Just then I hear more sirens. “I think an ambulance is coming, too,” I tell her.
“I hear them,” she says. “Listen, my clients just pulled up. I’ve got to go. Just hang tight and stay inside so you don’t get in the way. I’ll be home as soon as I can.”
“Do you think she’s —”
“I don’t know, Bree. I’ve got to go. This could be a huge commission. Just stay in the house.”
And the line is dead silent.
“What’s going on?” my brother, Liam, asks. His freckled face shows only typical eighth-grade-boy curiosity as he comes to the window. He is alternately red and blue from the flashing lights on the police car.
“Something’s going on at the Kelleys’,” I say.
“Wow, I never would have guessed that by the police car that’s parked out front. Thanks, Captain Obvious.”
Liam can be such a snot. And him being smarter than me is something my mother never fails to point out.
“So figure it out yourself, Einstein!” I retort.

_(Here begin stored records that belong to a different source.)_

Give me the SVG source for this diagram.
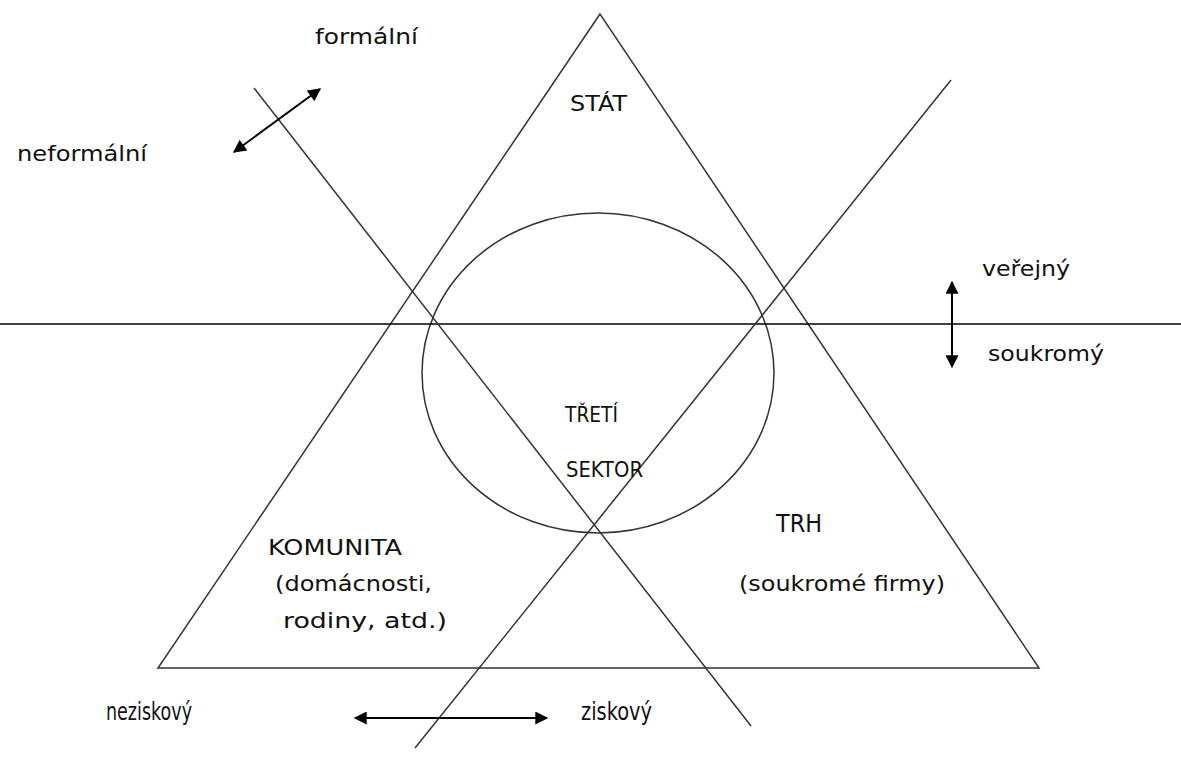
<svg xmlns="http://www.w3.org/2000/svg" width="1181" height="759" viewBox="0 0 1181 759">
<defs>
<marker id="ah" viewBox="0 0 10 10" refX="9" refY="5" markerWidth="14" markerHeight="13" markerUnits="userSpaceOnUse" orient="auto-start-reverse">
<path d="M0,0 L10,5 L0,10 z" fill="#000"/>
</marker>
<style>
.ln{stroke:#333;stroke-width:1.5;fill:none}
.ar{stroke:#000;stroke-width:2;fill:none}
text{font-family:"DejaVu Sans","Liberation Sans",sans-serif;font-size:21px;fill:#111}
.cap{font-size:22px}
.big{font-size:24px}
</style>
</defs>
<rect width="1181" height="759" fill="#fff"/>
<g id="shapes">
<polygon id="triangle" class="ln" points="600,14 158,668 1039,668"/>
<ellipse id="circle" class="ln" cx="598" cy="373" rx="176" ry="160"/>
<line id="hline" x1="0" y1="324" x2="1181" y2="324" style="stroke:#000;stroke-width:1.5"/>
<line id="line1" class="ln" x1="254" y1="88" x2="751" y2="726"/>
<line id="line2" class="ln" x1="415" y1="748" x2="951" y2="80"/>
</g>
<g id="connectors">
<line class="ar" x1="234" y1="152" x2="320" y2="89" marker-start="url(#ah)" marker-end="url(#ah)"/>
<line class="ar" x1="952" y1="282" x2="952" y2="367" marker-start="url(#ah)" marker-end="url(#ah)"/>
<line class="ar" x1="355" y1="718" x2="547" y2="718" marker-start="url(#ah)" marker-end="url(#ah)"/>
</g>
<g id="labels">
<text x="315" y="44" textLength="103" lengthAdjust="spacingAndGlyphs">formální</text>
<text x="17" y="161" textLength="130" lengthAdjust="spacingAndGlyphs">neformální</text>
<text x="570" y="111" textLength="57" lengthAdjust="spacingAndGlyphs" class="cap">STÁT</text>
<text x="982" y="276" textLength="88" lengthAdjust="spacingAndGlyphs">veřejný</text>
<text x="988" y="361" textLength="116" lengthAdjust="spacingAndGlyphs">soukromý</text>
<text x="565" y="422" textLength="53" lengthAdjust="spacingAndGlyphs" class="cap">TŘETÍ</text>
<text x="566" y="477" textLength="77" lengthAdjust="spacingAndGlyphs" class="cap">SEKTOR</text>
<text x="268" y="555" textLength="134" lengthAdjust="spacingAndGlyphs" class="cap">KOMUNITA</text>
<text x="275" y="591" textLength="157" lengthAdjust="spacingAndGlyphs">(domácnosti,</text>
<text x="283" y="628" textLength="164" lengthAdjust="spacingAndGlyphs">rodiny, atd.)</text>
<text x="776" y="532" textLength="46" lengthAdjust="spacingAndGlyphs" class="big">TRH</text>
<text x="739" y="591" textLength="206" lengthAdjust="spacingAndGlyphs">(soukromé firmy)</text>
<text x="106" y="720" textLength="86" lengthAdjust="spacingAndGlyphs" class="big">neziskový</text>
<text x="581" y="720" textLength="71" lengthAdjust="spacingAndGlyphs" class="big">ziskový</text>
</g>
</svg>
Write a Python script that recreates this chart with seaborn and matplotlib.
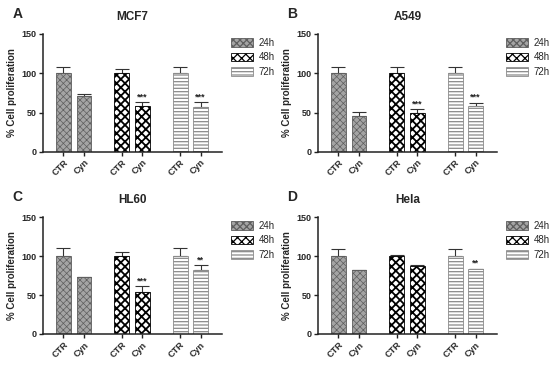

We can hear the sirens getting closer. I see curtains twitch across the way. Everyone is wondering what is going on.
And then they get louder and louder, and we see the ambulance turn onto our street. Liam sticks his fingers in his ears as sirens scream deafeningly outside the window. Then they stop, with a weird hiccup, as the ambulance screeches to a halt behind the police car.
We watch, our noses pressed to the glass, siren lights still flashing as the medics run to the Kelleys’ front door. Curious neighbors have started gathering outside.
“I’m going to go out and see what’s happening,” Liam says.
“No!”
He stares at me, shocked by my sudden, vehement command.
“Mom said to stay inside till she gets home.”
“Why?” Liam asks.
My brother was born asking that question. It’s like he’s wired to refuse to take no for an answer.
“Because Mom said so, okay? Why can’t you just listen to her for once?”
“ ’Cause she didn’t tell me,” the little brat says over his shoulder as he heads toward the front door. “And because the Kelleys are our friends.”
“Liam. Mom said to stay inside.”
He opens the door, ignoring me. Why does he always have to be such a pain? Especially now.
“I’m going to tell Mom —”
The door slams on my threat.
The Kelleys are our friends.
Were our friends, is more like it.
I watch him drift toward the gathering crowd by the ambulance, sidling up to Spencer Helman from down the street and talking to him. I want to go out, too. I pick up my cell and decide to ignore Mom’s instructions. If she gives me a hard time, I’ll tell her the truth, which is that Liam left the house first.
As I walk up to the crowd, one of the EMTs comes out of the Kelleys’ house with the policewoman. He opens the back of the ambulance and takes out a stretcher.
My stomach turns over. A stretcher could mean anything from a corpse to a sick person going to the hospital, right?
“What happened?” It’s one of our neighbors, Mrs. Gorski. She’s an old busybody, always looking out her window to see what’s happening on our street. A few years ago, Josie Stern skipped school and came home with a bunch of friends while her parents were at work. Guess who called her parents and told on her so she got grounded for a month? You guessed it — Mrs. G.